Зарубцуется и пройдет. Исчезнет, как однажды мусор меж рыжих от ржавчины гаражей. Ангел на иконе: – Ну какой ты, право, упрямый, сказано же тебе было: жизнь прошла, – а ты за какие-то булавки цепляешься. Мечешься тут между стен, как тот самый.
Успокойтесь, ангел. Я скажу вам: это зима здесь крайняя. Исчезли даже фантазии во время воздушных ванн. А фантазии были. О том, что мы все соберемся и отопрем, наконец, тяжелые замшелые двери и увидим рассвет над умытым дождичком городом. Пойдем по улицам, взявшись за руки как десятиклассники. И никто не будет в обиде. Даже они, те, кого мы стесняемся, будут выглядеть прекрасно. И будем заполнять парки и скверы с мороженщицами, раздающими мороженое бесплатно, и весело заскакивать в трамваи, где сегодня не надо платить, потому что день такой, за нас заплатил Валера Леонтьев с Борей Гребенщиковым, они скинулись и заплатили. Им еще Витя Цой добавил. Весь в полосках лейкопластыря, он поет под фонограмму, улыбаясь и жуя. А Шевчук – друг детей, как и многие другие. И мы забыли, взяли и забыли, как забывают перчатки в гостях и в театре. Забыли, что мы уже… Забыли заботы, старость, болезни и что кому-то дали по морде. И, толкаясь в очереди за простоквашей и булкой под страшной высоты потолком, то одну заденешь за оголенный локоток, то другую как бы невзначай приобнимешь, и никто, заметь, никто по уху не съездит там, потому что вид у тебя такой, там все под впечатлением только что прокрученной ленты под названием «Последний вор». О всеобщей любви…
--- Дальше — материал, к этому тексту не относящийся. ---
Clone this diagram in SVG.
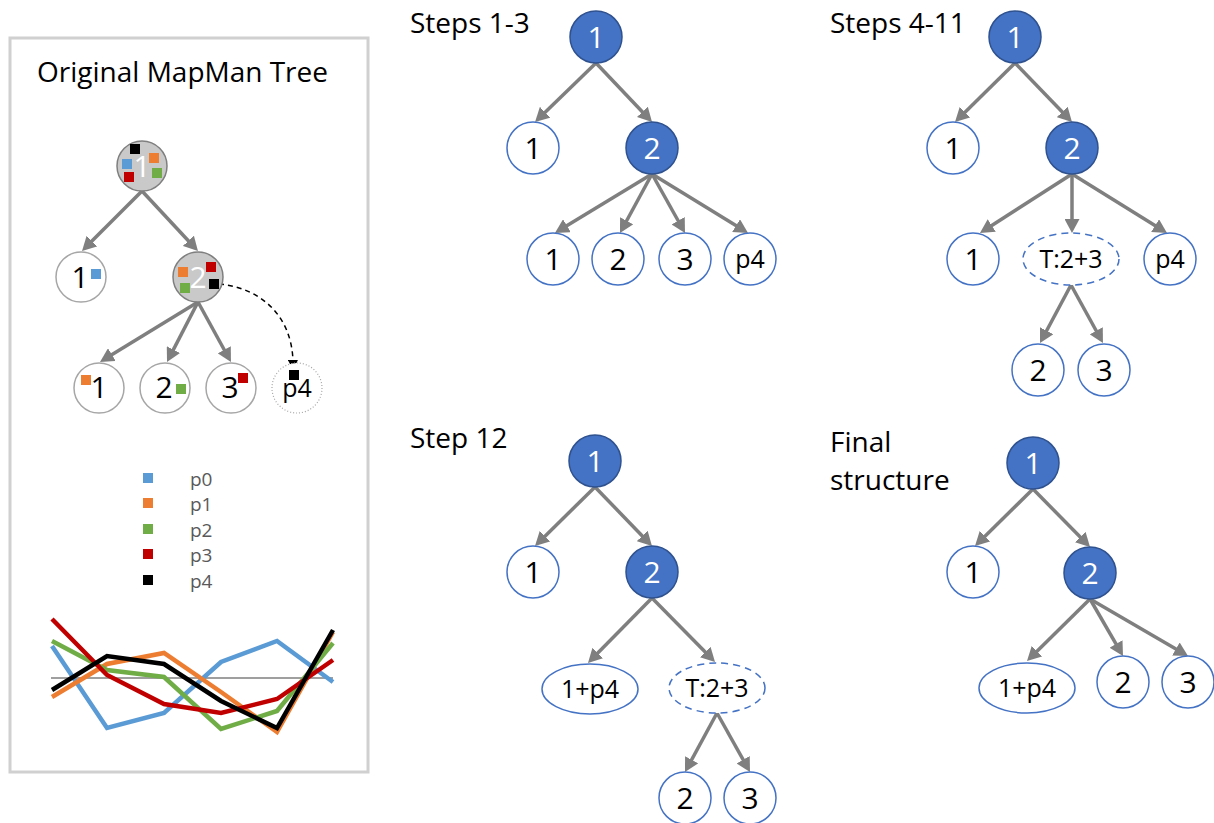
<svg xmlns="http://www.w3.org/2000/svg" width="1214" height="823" viewBox="0 0 1214 823">
  <style>
    text { font-family: "Open Sans", "Liberation Sans", sans-serif; }
    .title { font-size: 28px; fill: #000; }
    .num { font-size: 30px; text-anchor: middle; fill: #000; }
    .numw { font-size: 30px; text-anchor: middle; fill: #fff; }
    .small { font-size: 25px; text-anchor: middle; fill: #000; }
    .legend { font-size: 19px; fill: #595959; }
    .blue { fill: #4472c4; stroke: #2f528f; stroke-width: 1.5; }
    .open { fill: #fff; stroke: #4472c4; stroke-width: 1.5; }
    .temp { fill: #fff; stroke: #4472c4; stroke-width: 1.5; stroke-dasharray: 7 5; }
    .gray { fill: #c9c9c9; stroke: #7f7f7f; stroke-width: 1.5; }
    .plain { fill: #fff; stroke: #a6a6a6; stroke-width: 1.5; }
    .dotted { fill: #fff; stroke: #a6a6a6; stroke-width: 1.2; stroke-dasharray: 1 2; }
    .edge { stroke: #7f7f7f; stroke-width: 3.5; fill: none; marker-end: url(#arrow); }
    .series { fill: none; stroke-width: 4.5; stroke-linejoin: miter; }
    .c0 { fill: #5b9bd5; } .c1 { fill: #ed7d31; } .c2 { fill: #70ad47; } .c3 { fill: #c00000; } .c4 { fill: #000; }
  </style>
  <defs>
    <marker id="arrow" markerUnits="userSpaceOnUse" markerWidth="14" markerHeight="15" refX="6" refY="7.5" orient="auto">
      <path d="M0,0 L14,7.5 L0,15 z" fill="#7f7f7f"/>
    </marker>
    <marker id="arrowSmall" markerUnits="userSpaceOnUse" markerWidth="10" markerHeight="10" refX="2" refY="5" orient="auto">
      <path d="M0,0 L10,5 L0,10 z" fill="#000"/>
    </marker>
  </defs>

  <rect width="1214" height="823" fill="#fff"/>

  <!-- left panel: original tree -->
  <rect x="10" y="38" width="358" height="734" fill="none" stroke="#d0d0d0" stroke-width="3"/>
  <text class="title" x="37" y="82">Original MapMan Tree</text>

  <g id="orig-connectors">
    <line class="edge" x1="142" y1="191" x2="87.7" y2="245.3"/>
    <line class="edge" x1="142" y1="191" x2="192.5" y2="245.2"/>
    <line class="edge" x1="198" y1="302" x2="106.8" y2="357.8"/>
    <line class="edge" x1="198" y1="302" x2="170.7" y2="354.9"/>
    <line class="edge" x1="198" y1="302" x2="227.1" y2="355"/>
    <path d="M219,284 C256,287 292,312 293,362" fill="none" stroke="#000" stroke-width="1.5" stroke-dasharray="5 4" marker-end="url(#arrowSmall)"/>
  </g>

  <g id="orig-root">
    <circle class="gray" cx="142" cy="166" r="25"/>
    <text class="numw" x="142" y="177">1</text>
    <rect class="c4" x="130" y="144" width="10" height="10"/>
    <rect class="c0" x="122" y="159" width="10" height="10"/>
    <rect class="c1" x="149" y="153" width="10" height="10"/>
    <rect class="c3" x="124" y="172" width="10" height="10"/>
    <rect class="c2" x="152" y="168" width="10" height="10"/>
  </g>
  <g id="orig-n1">
    <circle class="plain" cx="81" cy="277" r="25"/>
    <text class="num" x="80" y="288">1</text>
    <rect class="c0" x="91" y="269" width="10" height="10"/>
  </g>
  <g id="orig-n2">
    <circle class="gray" cx="198" cy="277" r="25"/>
    <text class="numw" x="198" y="288">2</text>
    <rect class="c1" x="178" y="267" width="10" height="10"/>
    <rect class="c3" x="206" y="262" width="10" height="10"/>
    <rect class="c2" x="180" y="283" width="10" height="10"/>
    <rect class="c4" x="209" y="279" width="10" height="10"/>
  </g>
  <g id="orig-n21">
    <circle class="plain" cx="99" cy="388" r="25"/>
    <text class="num" x="99" y="398">1</text>
    <rect class="c1" x="81" y="375" width="10" height="10"/>
  </g>
  <g id="orig-n22">
    <circle class="plain" cx="165" cy="388" r="25"/>
    <text class="num" x="164" y="398">2</text>
    <rect class="c2" x="176" y="384" width="10" height="10"/>
  </g>
  <g id="orig-n23">
    <circle class="plain" cx="231" cy="388" r="25"/>
    <text class="num" x="230" y="398">3</text>
    <rect class="c3" x="238" y="373" width="10" height="10"/>
  </g>
  <g id="orig-p4">
    <circle class="dotted" cx="297" cy="388" r="25"/>
    <text class="small" x="297" y="397">p4</text>
    <rect class="c4" x="289" y="370" width="10" height="10"/>
  </g>

  <!-- legend -->
  <g id="legend">
    <rect class="c0" x="143" y="473" width="10" height="10"/>
    <rect class="c1" x="143" y="498" width="10" height="10"/>
    <rect class="c2" x="143" y="524" width="10" height="10"/>
    <rect class="c3" x="143" y="549" width="10" height="10"/>
    <rect class="c4" x="143" y="575" width="10" height="10"/>
    <text class="legend" x="190" y="486">p0</text>
    <text class="legend" x="190" y="511">p1</text>
    <text class="legend" x="190" y="537">p2</text>
    <text class="legend" x="190" y="562">p3</text>
    <text class="legend" x="190" y="588">p4</text>
  </g>

  <!-- profile chart -->
  <g id="chart">
    <line x1="51" y1="678" x2="333" y2="678" stroke="#7f7f7f" stroke-width="1.5"/>
    <polyline class="series" stroke="#5b9bd5" points="52,646 107,728 164,713 221,662 277,641 333,682"/>
    <polyline class="series" stroke="#ed7d31" points="52,697 107,664 164,653 221,692 277,732 333,632"/>
    <polyline class="series" stroke="#70ad47" points="52,641 107,670 164,677 221,729 277,711 333,643"/>
    <polyline class="series" stroke="#c00000" points="52,619 107,675 164,704 221,713 277,699 333,660"/>
    <polyline class="series" stroke="#000000" points="52,690 107,656 164,664 221,701 277,728 333,630"/>
  </g>

  <!-- Steps 1-3 -->
  <text class="title" x="410" y="33">Steps 1-3</text>
  <g id="s1-connectors">
    <line class="edge" x1="596" y1="63" x2="540.8" y2="116.4"/>
    <line class="edge" x1="596" y1="63" x2="646.5" y2="116.2"/>
    <line class="edge" x1="652" y1="174" x2="561.8" y2="228.8"/>
    <line class="edge" x1="652" y1="174" x2="623.8" y2="226"/>
    <line class="edge" x1="652" y1="174" x2="681.1" y2="226"/>
    <line class="edge" x1="652" y1="174" x2="741.2" y2="228.8"/>
  </g>
  <g id="s1-root"><circle class="blue" cx="596" cy="37" r="26"/><text class="numw" x="596" y="48">1</text></g>
  <g id="s1-n1"><circle class="open" cx="533" cy="148" r="26"/><text class="num" x="533" y="159">1</text></g>
  <g id="s1-n2"><circle class="blue" cx="652" cy="148" r="26"/><text class="numw" x="652" y="159">2</text></g>
  <g id="s1-n21"><circle class="open" cx="553" cy="259" r="26"/><text class="num" x="553" y="270">1</text></g>
  <g id="s1-n22"><circle class="open" cx="618" cy="259" r="26"/><text class="num" x="618" y="270">2</text></g>
  <g id="s1-n23"><circle class="open" cx="685" cy="259" r="26"/><text class="num" x="685" y="270">3</text></g>
  <g id="s1-p4"><circle class="open" cx="750" cy="259" r="26"/><text class="small" x="750" y="268">p4</text></g>

  <!-- Steps 4-11 -->
  <text class="title" x="830" y="33">Steps 4-11</text>
  <g id="s2-connectors">
    <line class="edge" x1="1015" y1="63" x2="960.7" y2="116.4"/>
    <line class="edge" x1="1015" y1="63" x2="1066.4" y2="116.2"/>
    <line class="edge" x1="1072" y1="174" x2="986.7" y2="228.7"/>
    <line class="edge" x1="1072" y1="174" x2="1072" y2="225"/>
    <line class="edge" x1="1072" y1="174" x2="1160.2" y2="228.8"/>
    <line class="edge" x1="1071" y1="285" x2="1043.8" y2="336"/>
    <line class="edge" x1="1071" y1="285" x2="1099.1" y2="336"/>
  </g>
  <g id="s2-root"><circle class="blue" cx="1015" cy="37" r="26"/><text class="numw" x="1015" y="48">1</text></g>
  <g id="s2-n1"><circle class="open" cx="953" cy="148" r="26"/><text class="num" x="953" y="159">1</text></g>
  <g id="s2-n2"><circle class="blue" cx="1072" cy="148" r="26"/><text class="numw" x="1072" y="159">2</text></g>
  <g id="s2-n21"><circle class="open" cx="973" cy="259" r="26"/><text class="num" x="973" y="270">1</text></g>
  <g id="s2-t23"><ellipse class="temp" cx="1071" cy="259" rx="48" ry="26"/><text class="small" x="1071" y="268">T:2+3</text></g>
  <g id="s2-p4"><circle class="open" cx="1170" cy="259" r="26"/><text class="small" x="1170" y="268">p4</text></g>
  <g id="s2-n22"><circle class="open" cx="1038" cy="370" r="26"/><text class="num" x="1038" y="381">2</text></g>
  <g id="s2-n23"><circle class="open" cx="1104" cy="370" r="26"/><text class="num" x="1104" y="381">3</text></g>

  <!-- Step 12 -->
  <text class="title" x="410" y="448">Step 12</text>
  <g id="s3-connectors">
    <line class="edge" x1="595" y1="487" x2="540.7" y2="540.4"/>
    <line class="edge" x1="595" y1="487" x2="646.4" y2="540.2"/>
    <line class="edge" x1="652" y1="598" x2="593.6" y2="657.3"/>
    <line class="edge" x1="652" y1="598" x2="709.4" y2="656.3"/>
    <line class="edge" x1="717" y1="713" x2="688.8" y2="765"/>
    <line class="edge" x1="717" y1="713" x2="746.1" y2="765"/>
  </g>
  <g id="s3-root"><circle class="blue" cx="595" cy="461" r="26"/><text class="numw" x="595" y="472">1</text></g>
  <g id="s3-n1"><circle class="open" cx="533" cy="572" r="26"/><text class="num" x="533" y="583">1</text></g>
  <g id="s3-n2"><circle class="blue" cx="652" cy="572" r="26"/><text class="numw" x="652" y="583">2</text></g>
  <g id="s3-m1p4"><ellipse class="open" cx="590" cy="689" rx="48" ry="25"/><text class="small" x="590" y="698">1+p4</text></g>
  <g id="s3-t23"><ellipse class="temp" cx="717" cy="688" rx="48" ry="25"/><text class="small" x="717" y="697">T:2+3</text></g>
  <g id="s3-n22"><circle class="open" cx="685" cy="798" r="26"/><text class="num" x="685" y="809">2</text></g>
  <g id="s3-n23"><circle class="open" cx="750" cy="798" r="26"/><text class="num" x="750" y="809">3</text></g>

  <!-- Final structure -->
  <text class="title" x="830" y="452">Final</text>
  <text class="title" x="830" y="490">structure</text>
  <g id="s4-connectors">
    <line class="edge" x1="1033" y1="489" x2="980.7" y2="540.4"/>
    <line class="edge" x1="1033" y1="489" x2="1084.4" y2="541.3"/>
    <line class="edge" x1="1090" y1="599" x2="1032.7" y2="655.4"/>
    <line class="edge" x1="1090" y1="599" x2="1119" y2="649.1"/>
    <line class="edge" x1="1090" y1="599" x2="1181.1" y2="652"/>
  </g>
  <g id="s4-root"><circle class="blue" cx="1033" cy="463" r="26"/><text class="numw" x="1033" y="474">1</text></g>
  <g id="s4-n1"><circle class="open" cx="973" cy="572" r="26"/><text class="num" x="973" y="583">1</text></g>
  <g id="s4-n2"><circle class="blue" cx="1090" cy="573" r="26"/><text class="numw" x="1090" y="584">2</text></g>
  <g id="s4-m1p4"><ellipse class="open" cx="1027" cy="688" rx="48" ry="25"/><text class="small" x="1027" y="697">1+p4</text></g>
  <g id="s4-n22"><circle class="open" cx="1123" cy="682" r="26"/><text class="num" x="1123" y="693">2</text></g>
  <g id="s4-n23"><circle class="open" cx="1188" cy="682" r="26"/><text class="num" x="1188" y="693">3</text></g>
</svg>
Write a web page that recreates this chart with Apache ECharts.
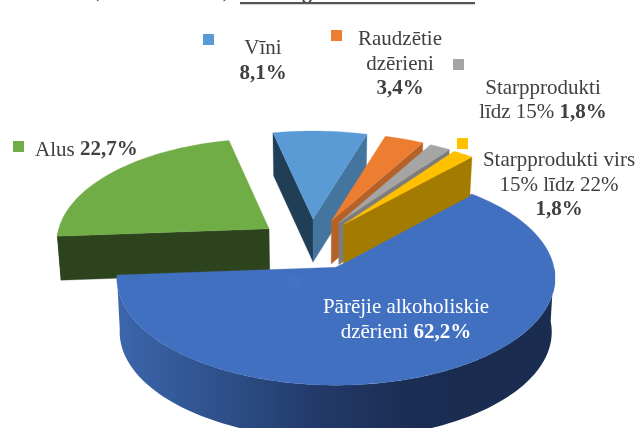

Может я что-нибудь путаю. Может все мы входим как к себе домой в любимые с детства кадры. Про что кино? Ну про что кино? Ну расскажи, я тебе значок американского спецназа дам. А может не дам. Он мне самому позарез нужен. Пусть все думают, что я оттого такой, что повидал много. И бросало меня. Я менял города, я менял имена. Проснешься, бывало, в каком-то подъезде, а утро хорошее такое. Позвонишь – не одолжите ли щетки брюки почистить? И сидишь, пьешь чай, разглядывая семейный альбом из вежливости.
Просто зима крайняя. И спать на кухне уже нет сил, среди мышиного гвалта и неприятных воспоминаний, о том, что все уже… И что всё уже проход к костерку, вокруг которого составили скамейки. И они не заметят твоего долгого отсутствия и не спросят, за что ты так долго отбывал. Дай закурить?…
И ворочаешься среди баков воды, и запах картофельной кожуры мешает. И на улице метет и воет, люто тому, кого и с кухни попрут. Откроет варежку и воет в кустах с заледенелыми розами, и катятся слезы скупые по небритым щекам: он забыл, где захоронен его близкий. Страшен вой, разносимый снежными коридорами под мотающейся лампой, и нет конца забору литому из прутьев со спартаковцем на коне, вот сейчас он воткнет тебе пику в спину. Получи за все, что не ценил! не любил!
Где мой матрац атласный и в звездочку черный, какой вам вряд ли выдадут даже в самом лучшем спецприемнике?
IV. Урфинджюс
Урфинджюс
Мне снилась русская печь, рядом с ней стояли кирзовые сапоги с портянками и белье в латках висело на кривом стуле. Позвенькивали сушеные карасики на веревке, протянутой вдоль печи, чуть ли не до божнички со слегка передвинутым образом Почаевской Божьей Матери.
Были все основания думать, что дед Иван парился там не один, а с мухоморовкой, принятой на грудь, пока бабка Христина уторкалась сдавать флягу молока. Дед кряхтел и крякал, как гусь или селезень. Значит лодка, привязанная за шпенек, была не пустая, а с добычей, разве оставила бы бабка деда с Почаевской, пол деревни знало, что у бабки Христины есть заначка, и только дед Иван с тихой гордостью знал, где. Солнышко било из-за занавески с прошитыми снизу цветами. Это завтра они гурьбой с духовым оркестром пройдут от сельсовета мимо Ильича к сельпо, подле которого торговала прессой в киоске «Союзпечать» бабка Христина.